The race - and the market - pits the strength-in-depth of Ineos Grenadiers against the standout performers of last season: Tadej Podacar (2.789/5) and Primoz Roglic (3.7011/4).
It's hard to pick holes in Podacar. His performance in the decisive 2020 time-trial to La Planche des Belles Filles was spectacular, as was his constantly attacking style on the mountain stages that preceded it. It's easy to forget that, had he not lost time in the crosswinds on Stage 7, he would have likely taken an easier overall victory.
This season, he has won the UAE Tour, Tirreno-Adriatico, Liege-Baston-Liege, and his home Tour of Slovenia. On top of this, he brings a much-strengthened team to this year's edition of the race. His relative weakness - if he has one - is his time trialing on flatter courses. He'll need a healthy lead to be confident going into Stage 20.

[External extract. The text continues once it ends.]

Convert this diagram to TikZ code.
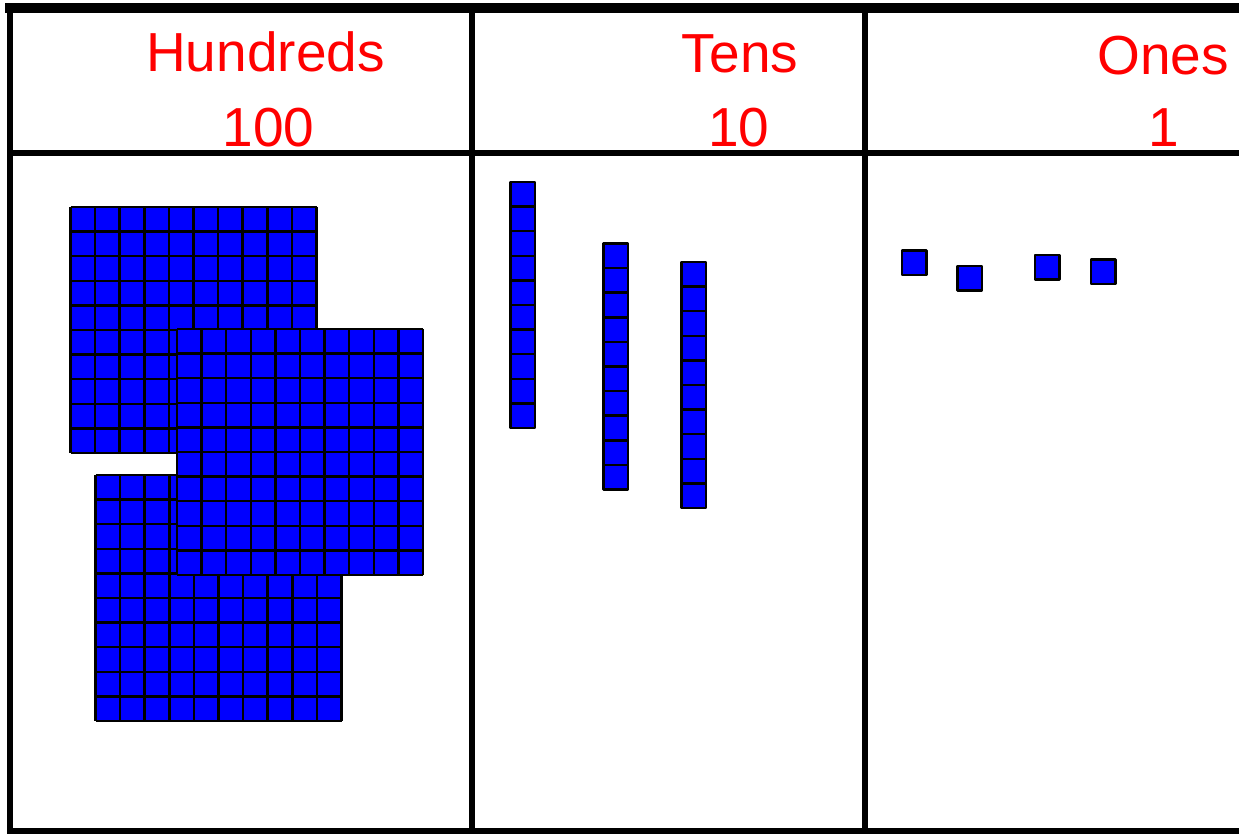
\documentclass[tikz,border=0pt]{standalone}
\usepackage{fontspec}
\setmainfont{Liberation Sans}
\definecolor{pvLabelColor}{rgb}{1,0,0}
\definecolor{pvBlockColor}{rgb}{0,0,1}
\begin{document}
\begin{tikzpicture}[x=0.5pt, y=-0.5pt]
% Place value chart with base-ten blocks
\def\cellsz{24.6}
\providecommand{\pvTableLineWidth}{3pt}
\providecommand{\pvTopLineWidth}{5pt}
\providecommand{\pvCellLineWidth}{1.25pt}
\tikzset{
  placehead/.style={text=pvLabelColor, font=\fontsize{27.5}{34}\selectfont, anchor=base, inner sep=0pt},
  tableline/.style={draw=black, line width=\pvTableLineWidth, line cap=rect},
  blockcell/.style={fill=pvBlockColor, draw=black, line width=\pvCellLineWidth, line join=round}
}
\useasboundingbox (0,0) rectangle (1239,834);
% Table frame (open on the right)
\draw[tableline, line width=\pvTopLineWidth] (10,8.5) -- (1239,8.5);
\draw[tableline] (10,8.5) -- (10,831) -- (1239,831);
\draw[tableline] (10,153) -- (1239,153);
\draw[tableline] (472,8.5) -- (472,831);
\draw[tableline] (865,8.5) -- (865,831);
% Headings
\node[placehead] (hundreds) at (265.5,72) {Hundreds};
\node[placehead] (hundredsval) at (268.5,147) {100};
\node[placehead] (tens) at (740,73) {Tens};
\node[placehead] (tensval) at (739,147) {10};
\node[placehead] (ones) at (1163,75) {Ones};
\node[placehead] (onesval) at (1164,147) {1};
% Hundreds: three flats, the right one lies on top
\begin{scope}[blockcell]
  \foreach \bx/\by in {70.5/207, 95.5/475, 177/329} {
    \fill (\bx,\by) rectangle ++(10*\cellsz,10*\cellsz);
    \foreach \k in {0,...,10} {
      \draw (\bx+\k*\cellsz,\by) -- ++(0,10*\cellsz);
      \draw (\bx,\by+\k*\cellsz) -- ++(10*\cellsz,0);
    }
  }
\end{scope}
% Tens: three rods
\begin{scope}[blockcell]
  \foreach \rx/\ry in {510.5/182, 603.5/243.5, 681.5/262} {
    \filldraw (\rx,\ry) rectangle ++(\cellsz,10*\cellsz);
    \foreach \k in {1,...,9}
      \draw (\rx,\ry+\k*\cellsz) -- ++(\cellsz,0);
  }
\end{scope}
% Ones: four unit cubes
\begin{scope}[blockcell]
  \filldraw (902,250.5) rectangle ++(\cellsz,\cellsz);
  \filldraw (957.5,266) rectangle ++(\cellsz,\cellsz);
  \filldraw (1035,255) rectangle ++(\cellsz,\cellsz);
  \filldraw (1091,259.5) rectangle ++(\cellsz,\cellsz);
\end{scope}
\end{tikzpicture}
\end{document}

Roglic is the most consistent Grand Tour rider of the last few years, boasting two Vuelta wins and podiums in France and Italy. He is also versatile, winning one-day races, contesting punchier finishes, and boasting one the best time trialing records in the peloton. This year's course plays to his strengths, but there is still the sense that he can have a day of vulnerability on the very highest mountain stages.
Which leaves Ineos Grenadiers. And given that they bring three Grand Tour winners to the race, in Geraint Thomas (7.206/1), Richard Carapaz (12.0011/1) and Teo Geoghagen Hart (65.0064/1), as well as the ultra-experienced Richie Porte (36.0035/1), who came third last year, it really is a case of seeing them as a unit, because it's impossible to decipher who the likely team leader is.
All of them, too, bring good form. Thomas won the Tour de Romandie early in the season, Porte won the Dauphine, Carapaz looked comfortable in the Tour de Suisse (except for a dreadful mountain time trial performance), and Geoghagen Hart has looked solid in his domestique duties.
Quite how Ineos will play this Tour de France is hard to predict, but given they have kept promising - and have delivered so far - a more swashbuckling approach to racing, expect them to set the race alight as they try to unsettle the market leaders.
Who are the most likely outsiders?
Rumours abound that new father Julian Alaphilippe (46.0045/1) will target the Yellow Jersey this year. For this to be a realistic target, though, will require a more mature rider who measures his effort across the three weeks. Whether he'll be able to resist what seems a constant urge to light races up is doubtful, especially as the opening two stages seem to have been created with him in mind. But then maybe parenthood will have calmed him.
Looking down the market, there are plenty of riders who may feature on individual stages, including Miguel Angel Lopez (50.0049/1), Rigoberto Uran (100.0099/1), and Enric Mas (150.00149/1), but it's hard to see how any of them can maintain the form needed over three weeks to win in Paris. Of that trio, Uran is perhaps the most interesting, after a resurgent performance at the Tour de Suisse.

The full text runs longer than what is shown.